Charlie No-Face Legend: Pennsylvania’s Glowing Green Ghost on Piney Fork Road
Deep in the black woods south of Pittsburgh, one name still stops every conversation cold: Charlie No-Face.
Also called the Green Man, Charlie is the glowing, faceless figure that has haunted Piney Fork Road, Route 351, and the dark backroads of Beaver County for over seventy years.
Turn your headlights off on those lonely stretches after midnight and wait. If you’re lucky (or unlucky), you’ll see him: a tall silhouette wrapped in shadow, face radiating an unearthly green shimmer, drifting silently along the shoulder with a walking stick tapping the pavement.
How Charlie Became Legend
They say he was once a normal man who touched a screaming bolt of raw electricity. The current took his eyes, his nose, his lips… everything that made him human on the outside.
What it left behind was something else: skin that glows pale emerald under moonlight, a body that no longer casts a normal shadow, and a presence that makes car engines stutter and radios hiss with static.
Charlie doesn’t speak much. But when teenagers in the 50s, 60s, and 70s stopped their cars to offer him a cigarette or a beer, he’d sit on the guardrail and talk in a low, raspy voice that sounded like wind through dead leaves.
Some say if you looked too long, your headlights dimmed and your skin prickled with static. Others swear he vanished the second you blinked.
The Ritual That Still Works Today
Drive Piney Fork Road or Route 351 at 3 a.m.
Flash your lights three times.
Roll the windows down and whisper “Charlie… Charlie…”
Wait.
Countless people claim the temperature drops twenty degrees in seconds. Headlights flicker. And there, at the edge of the trees, a faint green glow begins to move toward the road.

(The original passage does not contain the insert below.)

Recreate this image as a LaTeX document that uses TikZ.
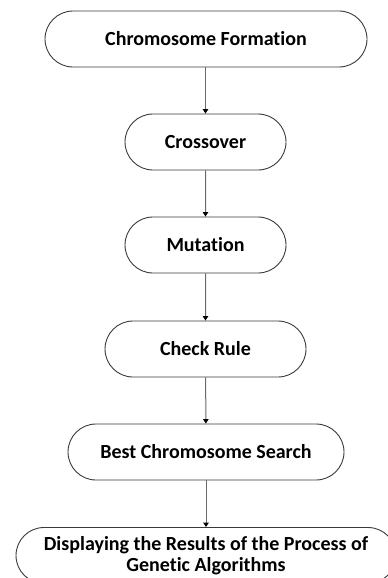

He never hurts anyone who shows respect.
But speed away in panic? Stories say your car dies, your phone fills with static, and that green light follows you all the way home.
He Never Really Left
Even after the man the world knew as Raymond Robinson passed in 1985, the sightings never stopped. Every autumn, new reports flood local paranormal groups: fresh cigarette butts found on guardrails, glowing footprints in the frost, dash-cam footage of a tall figure that simply dissolves when the car gets close.
Charlie No-Face isn’t just Pennsylvania’s greatest ghost story. He’s still out there walking, waiting for the next set of headlights brave enough to slow down and say hello.